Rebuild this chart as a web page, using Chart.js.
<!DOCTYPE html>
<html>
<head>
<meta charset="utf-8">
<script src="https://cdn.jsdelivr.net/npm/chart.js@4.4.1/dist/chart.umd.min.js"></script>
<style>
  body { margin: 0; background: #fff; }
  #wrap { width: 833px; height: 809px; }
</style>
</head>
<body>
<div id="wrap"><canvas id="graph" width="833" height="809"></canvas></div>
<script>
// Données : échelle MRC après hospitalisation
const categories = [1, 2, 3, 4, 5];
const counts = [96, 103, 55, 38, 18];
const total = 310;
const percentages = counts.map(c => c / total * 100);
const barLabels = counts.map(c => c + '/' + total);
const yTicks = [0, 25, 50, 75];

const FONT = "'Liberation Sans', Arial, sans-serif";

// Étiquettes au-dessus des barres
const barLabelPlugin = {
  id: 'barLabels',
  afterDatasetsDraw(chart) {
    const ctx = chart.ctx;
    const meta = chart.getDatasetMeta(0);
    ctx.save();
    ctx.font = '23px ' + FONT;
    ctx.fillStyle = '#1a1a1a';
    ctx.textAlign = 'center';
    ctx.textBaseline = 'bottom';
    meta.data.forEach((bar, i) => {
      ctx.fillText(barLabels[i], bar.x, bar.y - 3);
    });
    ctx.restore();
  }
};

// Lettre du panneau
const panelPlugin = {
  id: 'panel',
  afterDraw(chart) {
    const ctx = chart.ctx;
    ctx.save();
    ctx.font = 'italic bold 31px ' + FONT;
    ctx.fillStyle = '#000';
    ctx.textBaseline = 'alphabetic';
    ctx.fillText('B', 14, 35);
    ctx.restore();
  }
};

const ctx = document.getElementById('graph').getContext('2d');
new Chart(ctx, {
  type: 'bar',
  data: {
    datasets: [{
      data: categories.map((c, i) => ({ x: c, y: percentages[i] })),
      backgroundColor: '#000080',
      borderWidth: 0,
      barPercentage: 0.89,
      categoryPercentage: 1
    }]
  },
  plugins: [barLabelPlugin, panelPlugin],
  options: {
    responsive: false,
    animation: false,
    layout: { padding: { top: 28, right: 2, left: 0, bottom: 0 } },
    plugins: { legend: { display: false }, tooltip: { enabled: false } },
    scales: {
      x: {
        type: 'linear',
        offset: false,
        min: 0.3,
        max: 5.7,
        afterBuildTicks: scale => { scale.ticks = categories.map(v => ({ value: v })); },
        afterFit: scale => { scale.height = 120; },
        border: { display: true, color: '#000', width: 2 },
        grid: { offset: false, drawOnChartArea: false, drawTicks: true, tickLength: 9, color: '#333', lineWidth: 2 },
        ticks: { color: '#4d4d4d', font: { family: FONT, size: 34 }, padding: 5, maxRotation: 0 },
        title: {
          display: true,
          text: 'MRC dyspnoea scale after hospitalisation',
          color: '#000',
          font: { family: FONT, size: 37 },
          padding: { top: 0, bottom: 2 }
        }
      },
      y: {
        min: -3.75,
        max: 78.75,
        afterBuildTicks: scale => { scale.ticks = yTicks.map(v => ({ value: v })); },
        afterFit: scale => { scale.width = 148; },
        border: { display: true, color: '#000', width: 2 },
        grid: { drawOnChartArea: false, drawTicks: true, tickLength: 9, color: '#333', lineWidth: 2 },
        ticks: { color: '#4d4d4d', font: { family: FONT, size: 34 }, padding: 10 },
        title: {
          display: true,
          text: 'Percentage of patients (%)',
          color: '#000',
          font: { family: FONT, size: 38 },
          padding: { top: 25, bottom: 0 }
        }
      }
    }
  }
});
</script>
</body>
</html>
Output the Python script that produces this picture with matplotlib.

- - - -

Stated task: Exact copies of all the records are required.

Expected answer:
Rebuild this chart as a web page, using Chart.js.
<!DOCTYPE html>
<html>
<head>
<meta charset="utf-8">
<script src="https://cdn.jsdelivr.net/npm/chart.js@4.4.1/dist/chart.umd.min.js"></script>
<style>
  body { margin: 0; background: #fff; }
  #wrap { width: 833px; height: 809px; }
</style>
</head>
<body>
<div id="wrap"><canvas id="graph" width="833" height="809"></canvas></div>
<script>
// Données : échelle MRC après hospitalisation
const categories = [1, 2, 3, 4, 5];
const counts = [96, 103, 55, 38, 18];
const total = 310;
const percentages = counts.map(c => c / total * 100);
const barLabels = counts.map(c => c + '/' + total);
const yTicks = [0, 25, 50, 75];

const FONT = "'Liberation Sans', Arial, sans-serif";

// Étiquettes au-dessus des barres
const barLabelPlugin = {
  id: 'barLabels',
  afterDatasetsDraw(chart) {
    const ctx = chart.ctx;
    const meta = chart.getDatasetMeta(0);
    ctx.save();
    ctx.font = '23px ' + FONT;
    ctx.fillStyle = '#1a1a1a';
    ctx.textAlign = 'center';
    ctx.textBaseline = 'bottom';
    meta.data.forEach((bar, i) => {
      ctx.fillText(barLabels[i], bar.x, bar.y - 3);
    });
    ctx.restore();
  }
};

// Lettre du panneau
const panelPlugin = {
  id: 'panel',
  afterDraw(chart) {
    const ctx = chart.ctx;
    ctx.save();
    ctx.font = 'italic bold 31px ' + FONT;
    ctx.fillStyle = '#000';
    ctx.textBaseline = 'alphabetic';
    ctx.fillText('B', 14, 35);
    ctx.restore();
  }
};

const ctx = document.getElementById('graph').getContext('2d');
new Chart(ctx, {
  type: 'bar',
  data: {
    datasets: [{
      data: categories.map((c, i) => ({ x: c, y: percentages[i] })),
      backgroundColor: '#000080',
      borderWidth: 0,
      barPercentage: 0.89,
      categoryPercentage: 1
    }]
  },
  plugins: [barLabelPlugin, panelPlugin],
  options: {
    responsive: false,
    animation: false,
    layout: { padding: { top: 28, right: 2, left: 0, bottom: 0 } },
    plugins: { legend: { display: false }, tooltip: { enabled: false } },
    scales: {
      x: {
        type: 'linear',
        offset: false,
        min: 0.3,
        max: 5.7,
        afterBuildTicks: scale => { scale.ticks = categories.map(v => ({ value: v })); },
        afterFit: scale => { scale.height = 120; },
        border: { display: true, color: '#000', width: 2 },
        grid: { offset: false, drawOnChartArea: false, drawTicks: true, tickLength: 9, color: '#333', lineWidth: 2 },
        ticks: { color: '#4d4d4d', font: { family: FONT, size: 34 }, padding: 5, maxRotation: 0 },
        title: {
          display: true,
          text: 'MRC dyspnoea scale after hospitalisation',
          color: '#000',
          font: { family: FONT, size: 37 },
          padding: { top: 0, bottom: 2 }
        }
      },
      y: {
        min: -3.75,
        max: 78.75,
        afterBuildTicks: scale => { scale.ticks = yTicks.map(v => ({ value: v })); },
        afterFit: scale => { scale.width = 148; },
        border: { display: true, color: '#000', width: 2 },
        grid: { drawOnChartArea: false, drawTicks: true, tickLength: 9, color: '#333', lineWidth: 2 },
        ticks: { color: '#4d4d4d', font: { family: FONT, size: 34 }, padding: 10 },
        title: {
          display: true,
          text: 'Percentage of patients (%)',
          color: '#000',
          font: { family: FONT, size: 38 },
          padding: { top: 25, bottom: 0 }
        }
      }
    }
  }
});
</script>
</body>
</html>
Output the Python script that produces this picture with matplotlib.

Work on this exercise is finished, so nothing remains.